Fuel inconsistency is one of the most common contributors to unstable pressure behavior in biomass-based heating systems.

Heat Transfer Limitations Inside the Boiler

Even with stable combustion, pressure fluctuations can still occur if heat transfer inside the boiler is not uniform. Deposits, fouling, or uneven flow patterns can reduce efficiency in specific zones.

• Tube fouling: Ash and soot layers act as insulation, slowing heat exchange and delaying steam formation.
• Uneven water circulation: Poor flow distribution creates localized overheating or underheating areas.
• Scaling inside pipes: Mineral buildup reduces thermal conductivity and affects pressure response time.

These issues reduce the system’s ability to respond quickly to load changes, which may appear as pressure instability.

Role of Control Systems in Pressure Regulation

Modern biomass hot boiler heaters rely on automated control systems to maintain stable operating conditions. However, control accuracy depends on sensor quality, calibration, and system responsiveness.

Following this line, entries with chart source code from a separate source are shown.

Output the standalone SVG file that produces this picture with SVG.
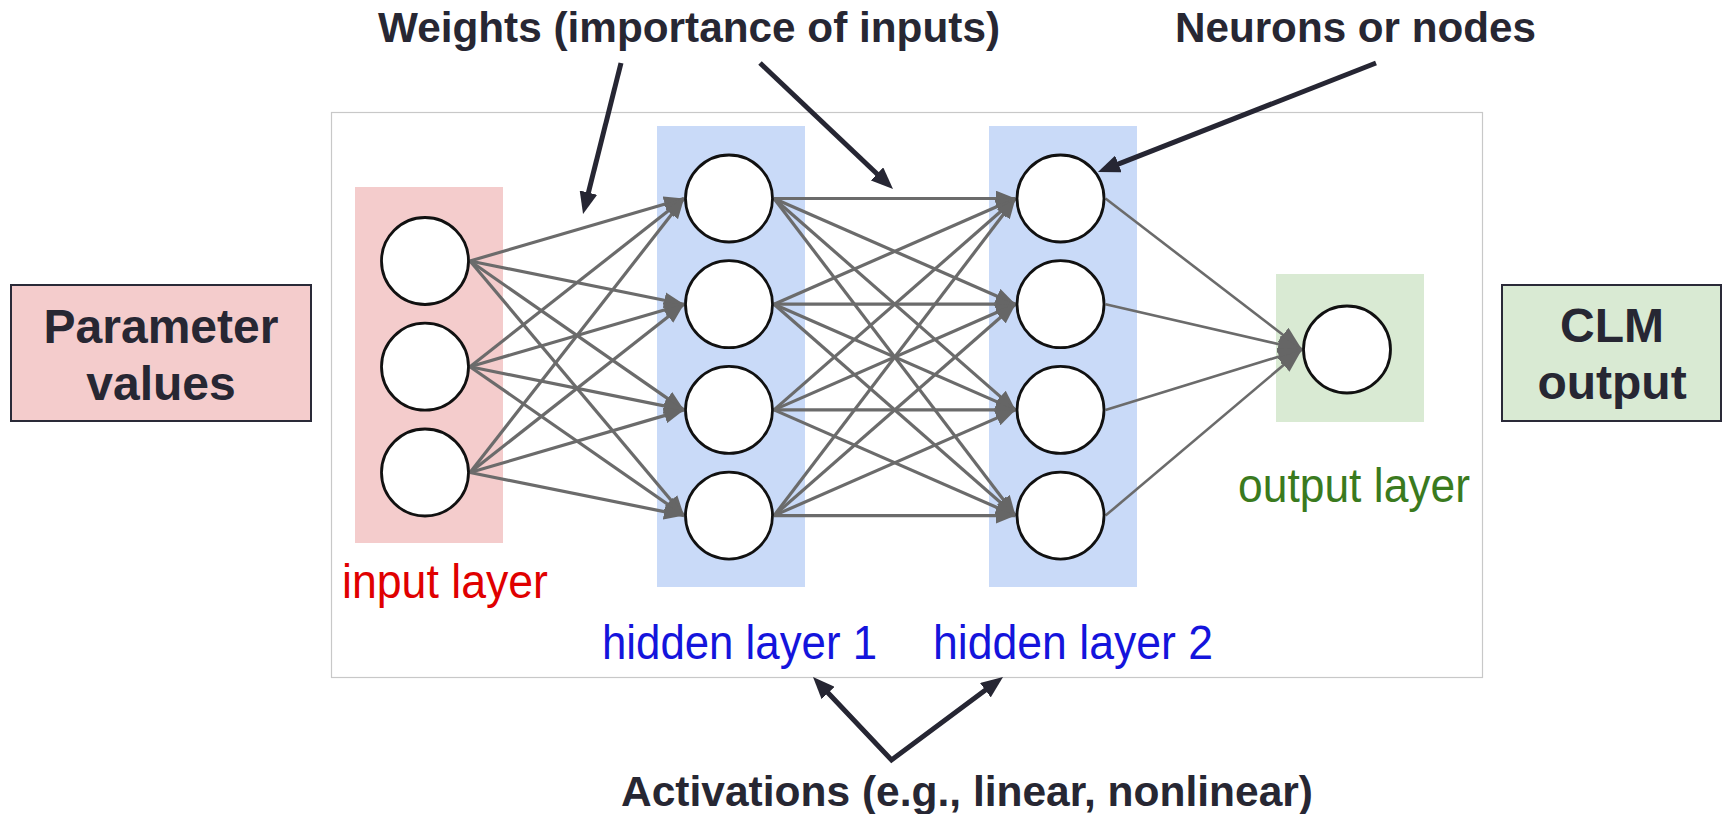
<svg xmlns="http://www.w3.org/2000/svg" width="1723" height="814" viewBox="0 0 1723 814">
<style>
.title{font-family:"Liberation Sans",Arial,sans-serif;font-weight:bold;fill:#272733}
.box{font-family:"Liberation Sans",Arial,sans-serif;font-weight:bold;fill:#272733;font-size:48px}
.lbl{font-family:"Liberation Sans",Arial,sans-serif;font-size:48px}
.neuron{fill:#ffffff;stroke:#111111;stroke-width:2.8}
.e{stroke:#6b6b6b;stroke-width:3.2;marker-end:url(#ga)}
.e2{stroke:#6b6b6b;stroke-width:2.6;marker-end:url(#gb)}
.pa{stroke:#262633;stroke-width:5;fill:none}
</style>
<defs>
<marker id="ga" viewBox="0 0 20 16" refX="20" refY="8" markerWidth="20" markerHeight="16" markerUnits="userSpaceOnUse" orient="auto"><path d="M0,0 L20,8 L0,16 z" fill="#666666"/></marker>
<marker id="gb" viewBox="0 0 24 18" refX="24" refY="9" markerWidth="24" markerHeight="18" markerUnits="userSpaceOnUse" orient="auto"><path d="M0,0 L24,9 L0,18 z" fill="#666666"/></marker>
<marker id="da" viewBox="0 0 22 18" refX="14" refY="9" markerWidth="22" markerHeight="18" markerUnits="userSpaceOnUse" orient="auto-start-reverse"><path d="M0,0 L22,9 L0,18 z" fill="#262633"/></marker>
</defs>
<rect width="1723" height="814" fill="#ffffff"/>

<g id="frame"><rect x="331.5" y="112.5" width="1151" height="565" fill="#ffffff" stroke="#c8c8c8" stroke-width="1.2"/></g>

<g id="layer-bands">
<rect x="355" y="187" width="148" height="356" fill="#f4cccc"/>
<rect x="657" y="126" width="148" height="461" fill="#c9daf8"/>
<rect x="989" y="126" width="148" height="461" fill="#c9daf8"/>
<rect x="1276" y="274" width="148" height="148" fill="#d9ead3"/>
</g>

<g id="connectors">
<line class="e" x1="470" y1="261" x2="684" y2="198.5"/>
<line class="e" x1="470" y1="261" x2="684" y2="304.2"/>
<line class="e" x1="470" y1="261" x2="684" y2="409.9"/>
<line class="e" x1="470" y1="261" x2="684" y2="515.6"/>
<line class="e" x1="470" y1="366.7" x2="684" y2="198.5"/>
<line class="e" x1="470" y1="366.7" x2="684" y2="304.2"/>
<line class="e" x1="470" y1="366.7" x2="684" y2="409.9"/>
<line class="e" x1="470" y1="366.7" x2="684" y2="515.6"/>
<line class="e" x1="470" y1="472.5" x2="684" y2="198.5"/>
<line class="e" x1="470" y1="472.5" x2="684" y2="304.2"/>
<line class="e" x1="470" y1="472.5" x2="684" y2="409.9"/>
<line class="e" x1="470" y1="472.5" x2="684" y2="515.6"/>

<line class="e" x1="774" y1="198.5" x2="1015.5" y2="198.5"/>
<line class="e" x1="774" y1="198.5" x2="1015.5" y2="304.2"/>
<line class="e" x1="774" y1="198.5" x2="1015.5" y2="409.9"/>
<line class="e" x1="774" y1="198.5" x2="1015.5" y2="515.6"/>
<line class="e" x1="774" y1="304.2" x2="1015.5" y2="198.5"/>
<line class="e" x1="774" y1="304.2" x2="1015.5" y2="304.2"/>
<line class="e" x1="774" y1="304.2" x2="1015.5" y2="409.9"/>
<line class="e" x1="774" y1="304.2" x2="1015.5" y2="515.6"/>
<line class="e" x1="774" y1="409.9" x2="1015.5" y2="198.5"/>
<line class="e" x1="774" y1="409.9" x2="1015.5" y2="304.2"/>
<line class="e" x1="774" y1="409.9" x2="1015.5" y2="409.9"/>
<line class="e" x1="774" y1="409.9" x2="1015.5" y2="515.6"/>
<line class="e" x1="774" y1="515.6" x2="1015.5" y2="198.5"/>
<line class="e" x1="774" y1="515.6" x2="1015.5" y2="304.2"/>
<line class="e" x1="774" y1="515.6" x2="1015.5" y2="409.9"/>
<line class="e" x1="774" y1="515.6" x2="1015.5" y2="515.6"/>

<line class="e2" x1="1105.5" y1="198.5" x2="1302" y2="349.5"/>
<line class="e2" x1="1105.5" y1="304.2" x2="1302" y2="349.5"/>
<line class="e2" x1="1105.5" y1="409.9" x2="1302" y2="349.5"/>
<line class="e2" x1="1105.5" y1="515.6" x2="1302" y2="349.5"/>
</g>

<g id="input-layer">
<circle class="neuron" cx="425" cy="261" r="43.5"/>
<circle class="neuron" cx="425" cy="366.7" r="43.5"/>
<circle class="neuron" cx="425" cy="472.5" r="43.5"/>
<text class="lbl" x="342" y="598" fill="#e00000" textLength="206" lengthAdjust="spacingAndGlyphs">input layer</text>
</g>

<g id="hidden-layer-1">
<circle class="neuron" cx="729" cy="198.5" r="43.5"/>
<circle class="neuron" cx="729" cy="304.2" r="43.5"/>
<circle class="neuron" cx="729" cy="409.9" r="43.5"/>
<circle class="neuron" cx="729" cy="515.6" r="43.5"/>
<text class="lbl" x="602" y="659" fill="#1414dc" textLength="275" lengthAdjust="spacingAndGlyphs">hidden layer 1</text>
</g>

<g id="hidden-layer-2">
<circle class="neuron" cx="1060.5" cy="198.5" r="43.5"/>
<circle class="neuron" cx="1060.5" cy="304.2" r="43.5"/>
<circle class="neuron" cx="1060.5" cy="409.9" r="43.5"/>
<circle class="neuron" cx="1060.5" cy="515.6" r="43.5"/>
<text class="lbl" x="933" y="659" fill="#1414dc" textLength="280" lengthAdjust="spacingAndGlyphs">hidden layer 2</text>
</g>

<g id="output-layer">
<circle class="neuron" cx="1347" cy="349.5" r="43.5"/>
<text class="lbl" x="1238" y="502" fill="#3a7a1e" textLength="232" lengthAdjust="spacingAndGlyphs">output layer</text>
</g>

<g id="parameter-values">
<rect x="11" y="285" width="300" height="136" fill="#f4cccc" stroke="#2a2a38" stroke-width="2"/>
<text class="box" x="161" y="343" text-anchor="middle">Parameter</text>
<text class="box" x="161" y="400" text-anchor="middle">values</text>
</g>

<g id="clm-output">
<rect x="1502" y="285" width="219" height="136" fill="#d9ead3" stroke="#2a2a38" stroke-width="2"/>
<text class="box" x="1612" y="342" text-anchor="middle">CLM</text>
<text class="box" x="1612" y="399" text-anchor="middle">output</text>
</g>

<g id="weights-label">
<text class="title" x="378" y="42" font-size="42" textLength="622" lengthAdjust="spacingAndGlyphs">Weights (importance of inputs)</text>
</g>
<g id="neurons-label">
<text class="title" x="1175" y="42" font-size="42" textLength="361" lengthAdjust="spacingAndGlyphs">Neurons or nodes</text>
</g>
<g id="activations-label">
<text class="title" x="621" y="806" font-size="42" textLength="692" lengthAdjust="spacingAndGlyphs">Activations (e.g., linear, nonlinear)</text>
</g>

<g id="pointer-arrows">
<line class="pa" x1="621" y1="63" x2="585" y2="206.2" marker-end="url(#da)"/>
<line class="pa" x1="760" y1="63" x2="887.2" y2="183.5" marker-end="url(#da)"/>
<line class="pa" x1="1376" y1="63" x2="1105.4" y2="169.1" marker-end="url(#da)"/>
<polyline class="pa" points="818.5,682.8 891.5,760 996.6,681.8" stroke-linejoin="miter" marker-start="url(#da)" marker-end="url(#da)"/>
</g>
</svg>
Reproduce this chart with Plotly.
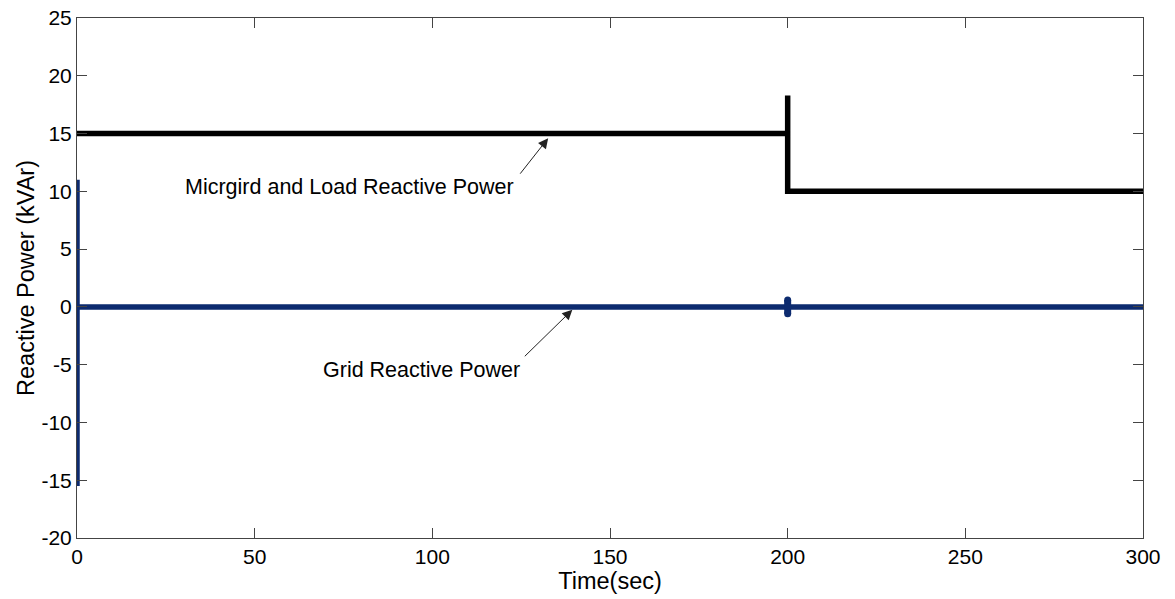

• Delayed sensor feedback: Slow temperature or pressure readings can cause overshooting before correction occurs.
• Inaccurate oxygen control: Improper air adjustment leads to unstable combustion intensity.
• Load mismatch response: Sudden changes in steam demand may exceed control system reaction speed.

Well-calibrated automation reduces instability, but cannot fully eliminate fluctuations caused by fuel and combustion variability.

Operational Load Variation Effects

Pressure stability is also influenced by how the boiler is operated under changing demand conditions. Biomass systems respond differently compared to gas or oil-fired units.

• Frequent load changes: Rapid shifts between high and low demand create pressure oscillations.
• Low-load operation: Reduced firing rates may cause unstable flame conditions and uneven steam output.
• Start-stop cycles: Repeated ignition cycles increase thermal inertia effects, affecting pressure consistency.

Stable operation is easier to achieve under steady load conditions rather than fluctuating demand patterns.

System Design Factors Affecting Stability

The structural design of a biomass hot boiler heater also plays a major role in how well it maintains pressure stability under real operating conditions.

• Furnace geometry: Poor flame distribution can create uneven heat zones and pressure imbalance.
• Steam drum capacity: Smaller drums respond faster to load changes, which may increase visible pressure swings.
• Circulation design: Natural or forced circulation efficiency determines how quickly heat is converted into stable steam output.

Advanced designs with improved circulation and larger thermal buffering capacity tend to show more stable pressure behavior.

Real-World Operating Scenario

A manufacturing facility using a 6-ton biomass hot boiler heater experienced repeated pressure fluctuations during daily production cycles. Investigation revealed multiple contributing factors.

• Fuel switching issues: Alternating between wood chips and agricultural residues caused inconsistent combustion rates.
• Heat exchanger fouling: Ash buildup reduced heat transfer efficiency, slowing pressure recovery after load changes.
• Control delay: Oxygen sensor response lag created temporary over-firing followed by under-firing cycles.

After improving fuel preprocessing, cleaning heat transfer surfaces, and recalibrating the control system, pressure variation was significantly reduced and stabilized within a narrow operating range.

A biomass hot boiler heater may experience unstable pressure, but the issue is rarely caused by the equipment alone. Variations in fuel quality, combustion behavior, heat transfer efficiency, and control system response all contribute to pressure fluctuations. System design and operational patterns further influence stability, especially under variable load conditions. With proper fuel preparation, regular cleaning, and well-tuned automation, pressure consistency can be significantly improved, allowing the boiler to maintain reliable thermal output across different working scenarios.